Self-Supervised Learning: Generating Your Own Labels

Self-supervised learning takes an innovative approach: it generates a fully labeled dataset from unlabeled data by creating a pretext task.

For example, you might randomly mask parts of images and train a model to reconstruct the originals. The masked images become inputs, and the complete images serve as labels. While this model might be useful for image repair, its real value often lies in transfer learning.

The Power of Transfer Learning

Once trained on the image reconstruction task, your model has learned to distinguish different objects and patterns. You can then fine-tune it for your actual goal, like pet species classification. The model already understands what cats and dogs look like; it just needs to learn the mapping between its internal representations and your desired labels.

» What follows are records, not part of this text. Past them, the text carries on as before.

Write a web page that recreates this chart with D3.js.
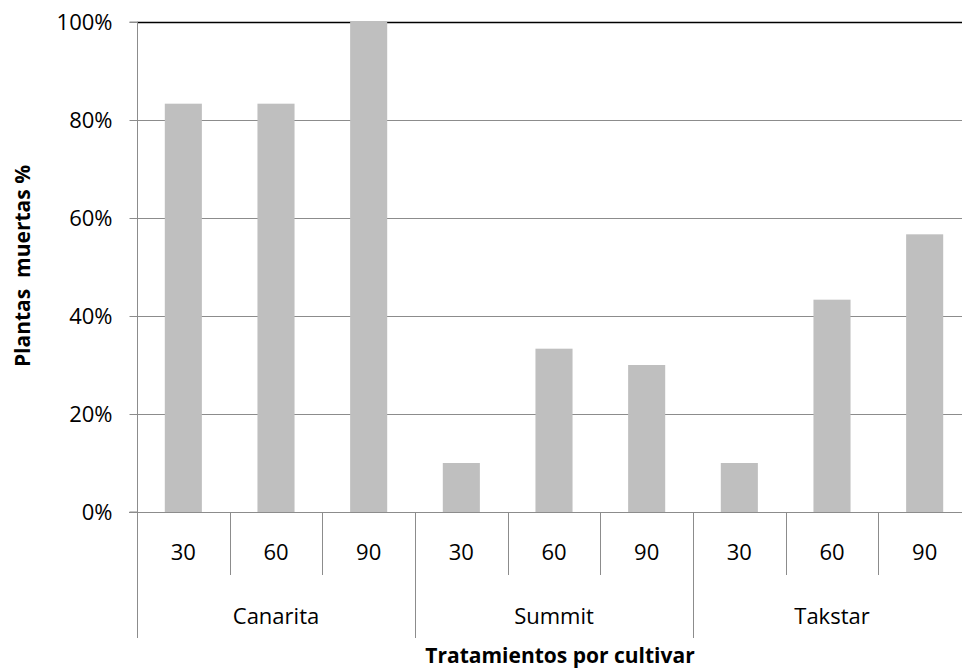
<!DOCTYPE html>
<html>
<head>
<meta charset="utf-8">
<script src="https://cdn.jsdelivr.net/npm/d3@7"></script>
<style>
  body { margin: 0; background: #fff; }
  svg { display: block; font-family: "Open Sans", "Noto Sans", sans-serif; }
</style>
</head>
<body>
<svg id="chart" width="962" height="670"></svg>
<script>
// Mortality per treatment (days) within each cultivar
const cultivars = ["Canarita", "Summit", "Takstar"];
const treatments = ["30", "60", "90"];
const values = [83.33, 83.33, 100, 10, 33.33, 30, 10, 43.33, 56.67];
const yTicks = [0, 20, 40, 60, 80, 100];

const rows = [];
cultivars.forEach((c, i) => treatments.forEach((t, j) => {
  rows.push({ key: c + "-" + t, cultivar: c, treatment: t, value: values[i * treatments.length + j] });
}));

const svg = d3.select("#chart");
const plotLeft = 137, plotTop = 22, plotW = 834, plotBottom = 512;
const fontFamily = "'Open Sans', 'Noto Sans', sans-serif";

const x = d3.scaleBand().domain(rows.map(d => d.key)).range([plotLeft, plotLeft + plotW]).paddingInner(0).paddingOuter(0);
const y = d3.scaleLinear().domain([0, 100]).range([plotBottom, plotTop]);
const gridColor = "#8c8c8c";

// Horizontal gridlines
svg.append("g").selectAll("line").data(yTicks.filter(v => v > 0)).join("line")
  .attr("x1", plotLeft).attr("x2", plotLeft + plotW)
  .attr("y1", d => Math.round(y(d)) + 0.5).attr("y2", d => Math.round(y(d)) + 0.5)
  .attr("stroke", d => d === 100 ? "#000" : gridColor)
  .attr("stroke-width", d => d === 100 ? 1.5 : 1);

// Bars
const bw = x.bandwidth() * 0.4;
svg.append("g").selectAll("rect").data(rows).join("rect")
  .attr("x", d => x(d.key) + (x.bandwidth() - bw) / 2)
  .attr("width", bw)
  .attr("y", d => y(d.value))
  .attr("height", d => y(0) - y(d.value))
  .attr("fill", "#bfbfbf");

// Y axis
const yAxis = d3.axisLeft(y).tickValues(yTicks).tickSize(8).tickFormat(d => d + "%");
const gy = svg.append("g").attr("transform", `translate(${plotLeft + 0.5},0)`).call(yAxis);
gy.select(".domain").attr("stroke", gridColor).attr("d", `M-8,${y(100)}H0V${plotBottom}H-8`);
gy.selectAll(".tick line").attr("stroke", gridColor);
gy.selectAll(".tick text").attr("font-size", 22).attr("fill", "#000").attr("x", -25)
  .attr("font-family", fontFamily);

// X baseline
svg.append("line").attr("x1", plotLeft - 8).attr("x2", plotLeft + plotW)
  .attr("y1", plotBottom + 0.5).attr("y2", plotBottom + 0.5).attr("stroke", gridColor);

// Category separators: short within a cultivar, long between cultivars
const sepG = svg.append("g");
rows.forEach((d, i) => {
  const xs = Math.round(x(d.key)) + 0.5;
  const isGroupStart = i % treatments.length === 0;
  sepG.append("line").attr("x1", xs).attr("x2", xs)
    .attr("y1", plotBottom).attr("y2", isGroupStart ? 638 : 575)
    .attr("stroke", gridColor);
});

// Treatment labels
svg.append("g").selectAll("text").data(rows).join("text")
  .attr("x", d => x(d.key) + x.bandwidth() / 2)
  .attr("y", 560)
  .attr("text-anchor", "middle").attr("font-size", 22).text(d => d.treatment);

// Cultivar labels
svg.append("g").selectAll("text").data(cultivars).join("text")
  .attr("x", c => x(c + "-" + treatments[1]) + x.bandwidth() / 2)
  .attr("y", 624)
  .attr("text-anchor", "middle").attr("font-size", 22).text(c => c);

// Axis titles
svg.append("text").attr("x", 560).attr("y", 663).attr("text-anchor", "middle")
  .attr("font-size", 21).attr("font-weight", "bold").text("Tratamientos por cultivar");
svg.append("text").attr("transform", "translate(30,266) rotate(-90)")
  .attr("text-anchor", "middle").attr("font-size", 21).attr("font-weight", "bold")
  .attr("xml:space", "preserve").style("white-space", "pre").text("Plantas  muertas %");
</script>
</body>
</html>
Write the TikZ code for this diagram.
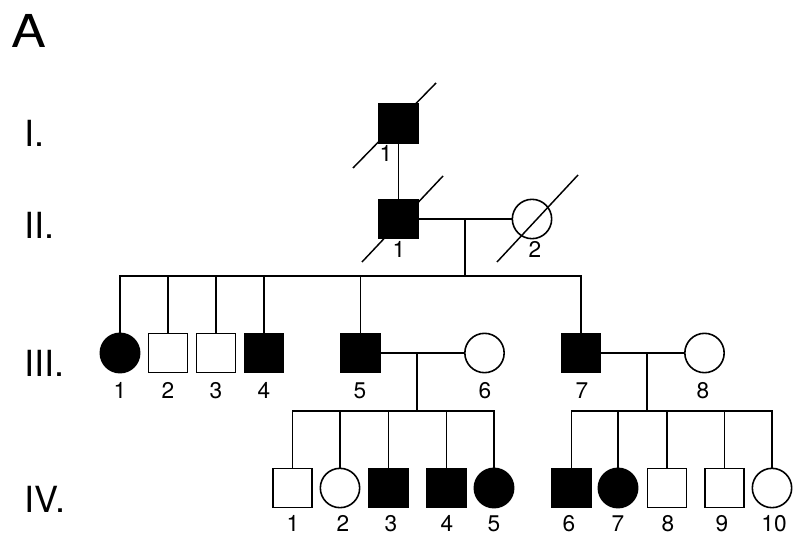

Important distinction: While self-supervised learning uses unlabeled data, it generates and uses labels during training, making it conceptually closer to supervised learning than to traditional unsupervised tasks like clustering.

Reinforcement Learning: Learning Through Experience

Reinforcement learning operates on a completely different principle. Instead of learning from labeled examples, an agent learns by interacting with an environment, taking actions, and receiving rewards or penalties.

The agent's goal is to discover the optimal policy—a strategy that defines which action to take in any given situation to maximize cumulative rewards over time.

Real-World Success Stories

Robotics provides numerous examples: robots use reinforcement learning to master complex tasks like walking through trial and error.

Perhaps the most famous example is DeepMind's AlphaGo, which learned to play Go at superhuman levels by analyzing millions of games and playing extensively against itself. When it defeated world champion Ke Jie in 2017, it was simply executing the policy it had learned through this reinforcement process.

Choosing the Right Approach

Each supervision type has its strengths:

• Supervised learning when you have labeled data and clear targets
• Unsupervised learning for exploration and pattern discovery
• Semi-supervised learning when labels are scarce but data is abundant
• Self-supervised learning to leverage unlabeled data for supervised tasks
• Reinforcement learning for sequential decision-making and optimization

Understanding these categories isn't just academic—it's essential for selecting the right tool for your specific machine learning challenge. As the field evolves, the boundaries between these approaches continue to blur, with hybrid methods combining the best of multiple paradigms.